Traders are now split on the likelihood of a rate cut in December, after all but pricing in a quarter-point reduction less than a month ago. Attention now turns to comments from three Fed officials due to speak Friday, including voting member Jeffrey Schmid. Traders also await a schedule for the release of economic data that was delayed by the US shutdown.
Some Fed officials “had already signaled that they would feel uncomfortable about further interest rate cuts without reliable data on the labor market and inflation,” Thu Lan Nguyen, head of currency and commodities research at Commerzbank AG, wrote in a note Friday. “There is therefore a risk that a majority will decide against an interest rate move in December for the time being, until the picture becomes clearer again.”
Gold’s volatility this week may have been amplified by a so-called “gamma squeeze,” a technical pattern whereby dealers who sold cheap options are forced to buy bullion futures as a hedge.
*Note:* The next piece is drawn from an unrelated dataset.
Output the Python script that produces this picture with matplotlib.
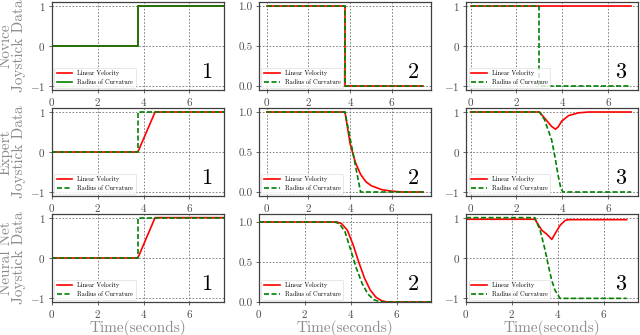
import matplotlib.pyplot as plt

plt.rcParams['font.family'] = 'serif'
plt.rcParams['font.serif'] = ['cmr10']
plt.rcParams['mathtext.fontset'] = 'cm'
plt.rcParams['axes.formatter.use_mathtext'] = True

row_names = ['Novice\nJoystick Data', 'Expert\nJoystick Data', 'Neural Net\nJoystick Data']
panel_ids = ['1', '2', '3']

# Novice
nov1_t = [0, 3.75, 3.75, 7.5]
nov1_v = [0, 0, 1, 1]
nov1_r = [0, 0, 1, 1]
nov2_t = [0, 3.75, 3.75, 7.5]
nov2_v = [1, 1, 0, 0]
nov2_r = [1, 1, 0, 0]
nov3_vt = [0, 7.0]
nov3_v = [1, 1]
nov3_rt = [0, 3.0, 3.0, 7.0]
nov3_r = [1, 1, -1, -1]

# Expert
exp1_vt = [0, 3.75, 4.5, 7.5]
exp1_v = [0, 0, 1, 1]
exp1_rt = [0, 3.75, 3.75, 7.5]
exp1_r = [0, 0, 1, 1]
exp2_vt = [0, 3.75, 4.0, 4.25, 4.5, 4.75, 5.0, 5.5, 6.0, 6.5, 7.5]
exp2_v = [1, 1, 0.6, 0.37, 0.22, 0.13, 0.08, 0.03, 0.01, 0.0, 0.0]
exp2_rt = [0, 3.75, 4.5, 7.5]
exp2_r = [1, 1, 0, 0]
exp3_vt = [0, 3.0, 3.22, 3.53, 3.7, 3.82, 3.97, 4.27, 4.7, 5.15, 7.0]
exp3_v = [1, 1, 0.85, 0.64, 0.57, 0.63, 0.77, 0.91, 0.98, 1.0, 1.0]
exp3_rt = [0, 3.0, 3.22, 3.53, 3.67, 3.82, 3.94, 4.04, 7.0]
exp3_r = [1, 1, 0.81, 0.31, -0.1, -0.6, -0.93, -1, -1]

# Neural net
net1_vt = [0, 3.75, 4.5, 7.5]
net1_v = [0, 0, 1, 1]
net1_rt = [0, 3.75, 3.75, 7.5]
net1_r = [0, 0, 1, 1]
net2_vt = [0, 3.4, 3.6, 3.85, 4.1, 4.35, 4.6, 4.85, 5.1, 5.35, 5.6, 7.5]
net2_v = [1, 1, 0.98, 0.9, 0.72, 0.5, 0.3, 0.15, 0.06, 0.015, 0, 0]
net2_rt = [0, 3.3, 3.5, 3.75, 4.0, 4.25, 4.5, 4.75, 5.0, 5.25, 5.5, 7.5]
net2_r = [1, 1, 0.98, 0.88, 0.65, 0.42, 0.23, 0.1, 0.03, 0.005, 0, 0]
net3_vt = [0, 3.0, 3.3, 3.52, 3.74, 3.88, 4.1, 4.32, 4.46, 7.0]
net3_v = [0.96, 0.96, 0.69, 0.59, 0.46, 0.6, 0.81, 0.93, 0.95, 0.95]
net3_rt = [0, 3.0, 3.23, 3.45, 3.6, 3.74, 3.88, 4.1, 7.0]
net3_r = [1, 1, 0.69, 0.19, -0.22, -0.56, -0.8, -1, -1]

panels = [
    [(nov1_t, nov1_v, nov1_t, nov1_r), (nov2_t, nov2_v, nov2_t, nov2_r), (nov3_vt, nov3_v, nov3_rt, nov3_r)],
    [(exp1_vt, exp1_v, exp1_rt, exp1_r), (exp2_vt, exp2_v, exp2_rt, exp2_r), (exp3_vt, exp3_v, exp3_rt, exp3_r)],
    [(net1_vt, net1_v, net1_rt, net1_r), (net2_vt, net2_v, net2_rt, net2_r), (net3_vt, net3_v, net3_rt, net3_r)],
]

xlims = [
    [(0, 7.5), (-0.375, 7.875), (-0.2, 7.3)],
    [(0, 7.5), (-0.375, 7.875), (-0.2, 7.3)],
    [(0, 7.5), (0, 7.5), (0, 7.5)],
]
ylims = [
    [(-1.1, 1.1), (-0.05, 1.05), (-1.1, 1.1)],
    [(-1.1, 1.1), (-0.05, 1.05), (-1.1, 1.1)],
    [(-1.09, 1.09), (0, 1.1), (-1.09, 1.09)],
]

fig, axes = plt.subplots(3, 3, figsize=(6.4, 3.35), dpi=100)
fig.subplots_adjust(left=0.081, right=0.997, top=0.994, bottom=0.0985,
                    wspace=0.2035, hspace=0.2045)

for i in range(3):
    for j in range(3):
        ax = axes[i][j]
        vt, v, rt, r = panels[i][j]
        ax.plot(vt, v, color='red', lw=1.2, label='Linear Velocity')
        if i == 0 and j == 0:
            ax.plot(rt, r, color='green', lw=1.2, label='Radius of Curvature')
        else:
            ax.plot(rt, r, color='green', lw=1.2, ls=(0, (3, 1.5)),
                    label='Radius of Curvature')
        ax.set_xlim(*xlims[i][j])
        ax.set_ylim(*ylims[i][j])
        ax.set_xticks([0, 2, 4, 6])
        if j == 1:
            ax.set_yticks([0.0, 0.5, 1.0])
            ax.set_yticklabels(['0.0', '0.5', '1.0'])
        else:
            ax.set_yticks([-1, 0, 1])
        ax.grid(True, color='0.45', ls=(0, (2, 2)), lw=0.6)
        ax.tick_params(labelsize=8, labelcolor='0.3', color='0.3',
                       length=2.5, width=0.6, pad=2)
        for s in ax.spines.values():
            s.set_color('0.25')
            s.set_linewidth(0.9)
        leg = ax.legend(loc='lower left', fontsize=4.5, borderaxespad=0.4,
                        handlelength=2.5, framealpha=0.8)
        leg.get_frame().set_linewidth(0.4)
        ax.text(0.93, 0.09, panel_ids[j], transform=ax.transAxes,
                ha='right', va='bottom', fontsize=16)
        if j == 0:
            ax.set_ylabel(row_names[i], fontsize=11, color='0.55',
                          linespacing=0.95, labelpad=3)
        if i == 2:
            ax.set_xlabel('Time(seconds)', fontsize=11, color='0.55',
                          labelpad=0)

fig.savefig('out.png', dpi=100)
In a thin market, any sudden rise in price can increase the urgency to buy and snowball into a surge even without fresh demand from physical buyers.
The precious metal’s recovery this week fits this dynamic, Daniel Ghali, a strategist from TD Securities, said in a note on Thursday, with a recent drop in over-the-counter trading volumes making the market easier to push around. “This liquidity vacuum may actually have been key for setting up a gamma squeeze, resulting in a second shock wave higher this week,” he said.
Though it has retreated from a record above $4,380 last month, gold is still up about 55% this year and remains on target for its best annual performance since 1979. Central banks have stepped up purchases, seeking a store of value and asset diversification, while investors have piled into the metal as a hedge against growing fiscal unease in some of the world’s biggest economies.
Gold fell 3% to $4,058.74 an ounce as of 1:31 p.m. in London. The Bloomberg Dollar Spot Index was little changed. Silver declined 3% to $50.78 an ounce, while platinum and palladium also slid.